After peace was achieved in 1919, Gibbons chose to keep the hierarchy’s central offices in Washington, D.C., close to the White House and the U.S. Congress. He formed the National Catholic Welfare Council, the predecessor of today’s USCCB, and asked Father John Ryan to write its first pastoral letter that same year.
Ryan’s document constituted a clarion call for social progressivism, a theme which has been prominent in Church documents ever since and now goes under the title of “social justice.” By the 1930’s, Ryan had become the spokesman for America’s bishops. He publicly cheered President Franklin D. Roosevelt, delivering countless speeches advocating the New Deal throughout the country. Government programs and government money were going to solve all of America’s social ills, or so it was thought.

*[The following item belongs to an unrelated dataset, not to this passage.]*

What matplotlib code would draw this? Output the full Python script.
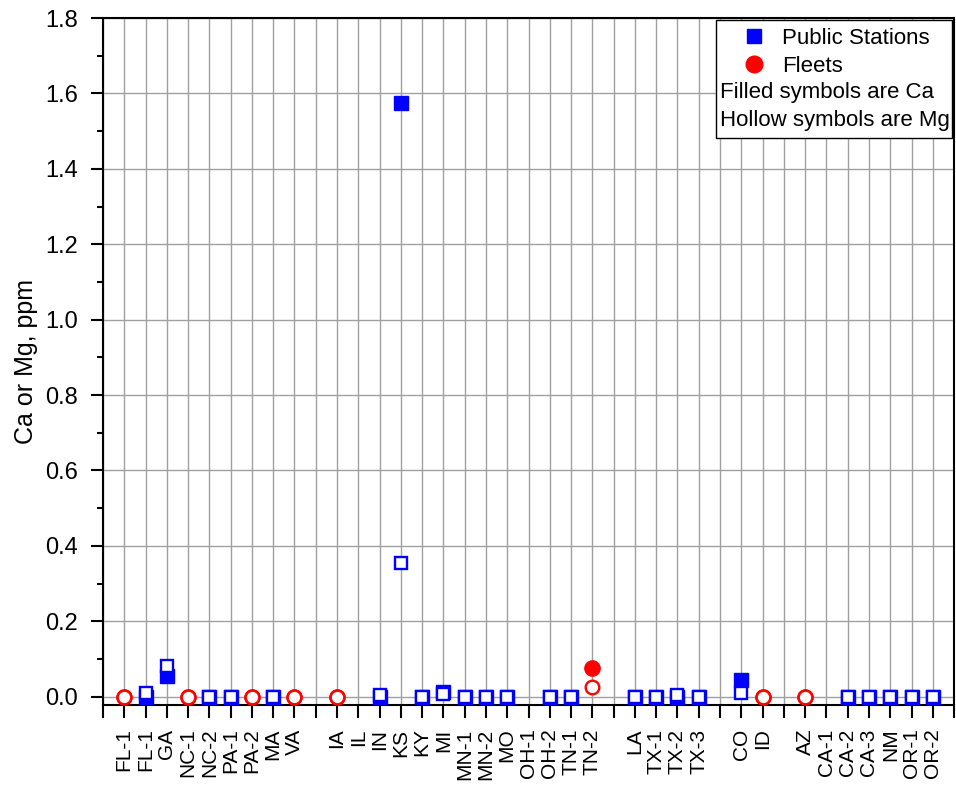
import matplotlib
matplotlib.use('Agg')
import matplotlib.pyplot as plt
import numpy as np
from matplotlib.lines import Line2D
from matplotlib.patches import Rectangle

plt.rcParams['font.family'] = ['Liberation Sans', 'DejaVu Sans']

# categories ('' = empty slot between groups)
stations = ['FL-1', 'FL-1', 'GA', 'NC-1', 'NC-2', 'PA-1', 'PA-2', 'MA', 'VA', '',
            'IA', 'IL', 'IN', 'KS', 'KY', 'MI', 'MN-1', 'MN-2', 'MO', 'OH-1', 'OH-2',
            'TN-1', 'TN-2', '', 'LA', 'TX-1', 'TX-2', 'TX-3', '', 'CO', 'ID', '',
            'AZ', 'CA-1', 'CA-2', 'CA-3', 'NM', 'OR-1', 'OR-2']
# P = public station, F = fleet, '' = no data
kind = ['F', 'P', 'P', 'F', 'P', 'P', 'F', 'P', 'F', '',
        'F', '', 'P', 'P', 'P', 'P', 'P', 'P', 'P', '', 'P',
        'P', 'F', '', 'P', 'P', 'P', 'P', '', 'P', 'F', '',
        'F', '', 'P', 'P', 'P', 'P', 'P']
nan = np.nan
ca = [0.0, 0.0, 0.055, 0.0, 0.0, 0.0, 0.0, 0.0, 0.0, nan,
      0.0, nan, 0.0, 1.575, 0.0, 0.013, 0.0, 0.0, 0.0, nan, 0.0,
      0.0, 0.075, nan, 0.0, 0.0, 0.0, 0.0, nan, 0.045, 0.0, nan,
      0.0, nan, 0.0, 0.0, 0.0, 0.0, 0.0]
mg = [0.0, 0.01, 0.08, 0.0, 0.0, 0.0, 0.0, 0.0, 0.0, nan,
      0.0, nan, 0.005, 0.355, 0.0, 0.007, 0.0, 0.0, 0.0, nan, 0.0,
      0.0, 0.025, nan, 0.0, 0.0, 0.005, 0.0, nan, 0.01, 0.0, nan,
      0.0, nan, 0.0, 0.0, 0.0, 0.0, 0.0]

x = np.arange(1, len(stations) + 1)
ca = np.array(ca)
mg = np.array(mg)
kind = np.array(kind)
pub = kind == 'P'
flt = kind == 'F'

fig = plt.figure(figsize=(9.56, 7.85), dpi=100)
ax = fig.add_axes([0.1077, 0.102, 0.8903, 0.875])

# Ca (filled) first, Mg (hollow, white face) on top
ax.plot(x[pub], ca[pub], ls='none', marker='s', ms=9.6, mfc='blue', mec='blue', mew=1, zorder=3)
ax.plot(x[flt], ca[flt], ls='none', marker='o', ms=11, mfc='red', mec='red', mew=1, zorder=3)
ax.plot(x[pub], mg[pub], ls='none', marker='s', ms=8.6, mfc='white', mec='blue', mew=1.7, zorder=4)
ax.plot(x[flt], mg[flt], ls='none', marker='o', ms=9.8, mfc='white', mec='red', mew=1.7, zorder=4)

ax.set_xlim(0, len(stations) + 1)
ax.set_ylim(-0.022, 1.8)
ax.set_xticks(np.arange(0, len(stations) + 2))
ax.set_xticklabels([''] + stations + [''], rotation=90, fontsize=15)
ax.set_yticks(np.arange(0, 1.81, 0.2))
ax.set_yticks(np.arange(0.1, 1.8, 0.2), minor=True)
ax.set_yticklabels(['%.1f' % v for v in np.arange(0, 1.81, 0.2)], fontsize=17)
ax.set_ylabel('Ca or Mg, ppm', fontsize=18, labelpad=5)

ax.grid(True, which='major', color='#a0a0a0', lw=1)
ax.set_axisbelow(True)
for s in ax.spines.values():
    s.set_linewidth(1.5)
ax.tick_params(which='major', direction='out', length=9, width=1.5)
ax.tick_params(axis='y', which='major', pad=9)
ax.tick_params(axis='x', which='major', pad=8)
ax.tick_params(which='minor', direction='out', length=4.5, width=1.5)

# legend box
ax.add_patch(Rectangle((0.7203, 0.8253), 0.2774, 0.1717, transform=ax.transAxes,
                       facecolor='white', edgecolor='black', lw=1, zorder=5))
handles = [Line2D([], [], ls='none', marker='s', ms=10, color='blue'),
           Line2D([], [], ls='none', marker='o', ms=12, color='red')]
leg = ax.legend(handles, ['Public Stations', 'Fleets'], loc='upper left',
                bbox_to_anchor=(0.7286, 1.015), frameon=False, fontsize=16,
                handlelength=1.0, handletextpad=0.77, labelspacing=0.33)
leg.set_zorder(6)
ax.text(0.725, 0.892, 'Filled symbols are Ca', transform=ax.transAxes,
        fontsize=16, va='center', ha='left', zorder=6)
ax.text(0.725, 0.8515, 'Hollow symbols are Mg', transform=ax.transAxes,
        fontsize=16, va='center', ha='left', zorder=6)

fig.savefig('out.png', dpi=100)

While leaning to the left on political issues, Catholic bishops continued to defend the Church’s moral teaching on marriage and the family during these years. Social progressive though he was, Father Ryan tenaciously defended the Church’s teaching on marriage and family. His fellow leftists increasingly disagreed with him—and the Church—on these issues, however. Margaret Sanger had founded the precursor to Planned Parenthood in 1910, and the eugenics movement was growing ever stronger.
The crises came in the 1960’s, when the Church was forced to choose between remaining pro-life or forgoing much federal funding. The international issue was population control.

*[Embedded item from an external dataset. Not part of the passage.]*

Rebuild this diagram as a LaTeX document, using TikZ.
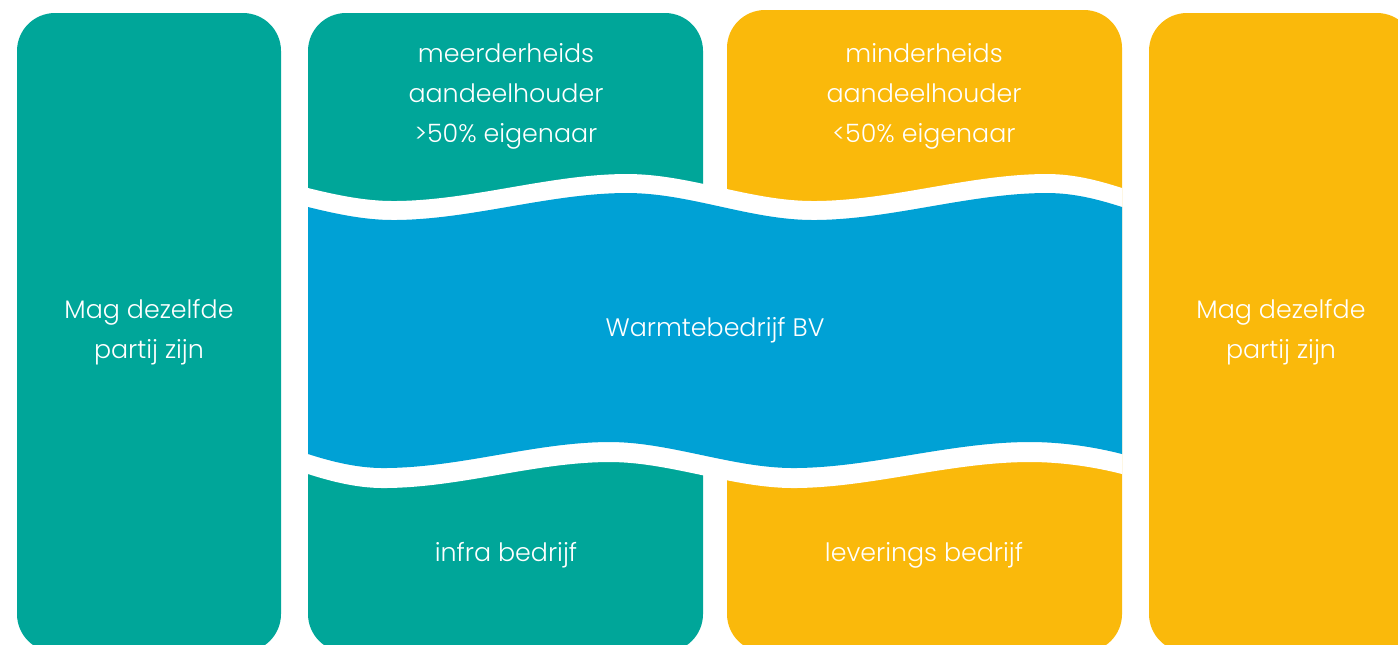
\documentclass[tikz,border=0pt]{standalone}
\usepackage{fontspec}
\setmainfont{Poppins}[UprightFont=* Light]
\definecolor{teal}{RGB}{0,166,153}
\definecolor{wblue}{RGB}{0,161,213}
\definecolor{wyellow}{RGB}{250,185,11}
\newcommand\topwave[1]{(308,207+#1) .. controls (336,214+#1) and (365,220+#1) .. (393,220+#1) .. controls (470,220+#1) and (550,193+#1) .. (627,193+#1) .. controls (690,193+#1) and (750,220+#1) .. (813,220+#1) .. controls (890,220+#1) and (970,193+#1) .. (1047,193+#1) .. controls (1075,193+#1) and (1100,200+#1) .. (1122,207+#1)}
\newcommand\botwaveback[1]{(1122,454+#1) .. controls (1095,447+#1) and (1062,442+#1) .. (1030,442+#1) .. controls (950,442+#1) and (870,468+#1) .. (793,468+#1) .. controls (733,468+#1) and (670,442+#1) .. (610,442+#1) .. controls (535,442+#1) and (460,468+#1) .. (383,468+#1) .. controls (358,468+#1) and (333,462+#1) .. (308,454+#1)}
\begin{document}
\begin{tikzpicture}[x=0.01cm,y=-0.01cm,
  col/.style={rounded corners=10.8pt},
  lbl/.style={text=white,align=center,font=\fontsize{7.2}{11.4}\selectfont}]
\useasboundingbox (0,0) rectangle (1398,644);
\fill[teal,col] (17,13) rectangle (281,652);
\fill[teal,col] (308,13) rectangle (703,652);
\fill[wyellow,col] (727,10) rectangle (1122,652);
\fill[wyellow,col] (1149,13) rectangle (1415,652);
\fill[white] \topwave{-19} -- \botwaveback{20} -- cycle;
\fill[wblue] \topwave{0} -- \botwaveback{0} -- cycle;
\node[lbl] (left) at (149,332) {Mag dezelfde\\partij zijn};
\node[lbl] (right) at (1281,332) {Mag dezelfde\\partij zijn};
\node[lbl] (maj) at (506,96) {meerderheids\\aandeelhouder\\>50\% eigenaar};
\node[lbl] (min) at (924,96) {minderheids\\aandeelhouder\\<50\% eigenaar};
\node[lbl] (bv) at (715,330) {Warmtebedrijf BV};
\node[lbl] (infra) at (506,555) {infra bedrijf};
\node[lbl] (lev) at (924,555) {leverings bedrijf};
\end{tikzpicture}
\end{document}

After the Second World War, population growth was seen as a major threat to world peace. With the founding of AID in 1962, a bipartisan Congress supported the concept of “family planning” as a national security measure. Members of both parties believed that expanding populations would lead to wars as countries sought Lebensraum—living space—to accommodate their numbers. The war on people, disguised as “family planning,” had begun.
USAID’s mission was not primarily economic development but population control, and those who wanted federal funding, like Catholic Relief Services, had to go along.
Federal funding corrupted Catholic charities at home as well. Saint Pope Paul VI, in his July 1968 encyclical Humanae Vitae sought to defend the timeless teaching of the Church on sexual morality. The encyclical met massive resistance, even within the Church itself. The American hierarchy by and large fell silent on the issue, choosing instead to focus on political activism and “social justice.” For this they were richly rewarded with massive federal funding, which quickly became the primary source of income for the Church’s charities.
As Dr. Manion points out, federal law requires that federally funded programs have no religious content. Politics, not moral teaching, has dominated the bishops’ “seamless garment” preaching ever since.
Dr. Manion’s book is a fascinating read and a reminder of the timeless teaching that, “One cannot serve both God and Mammon.”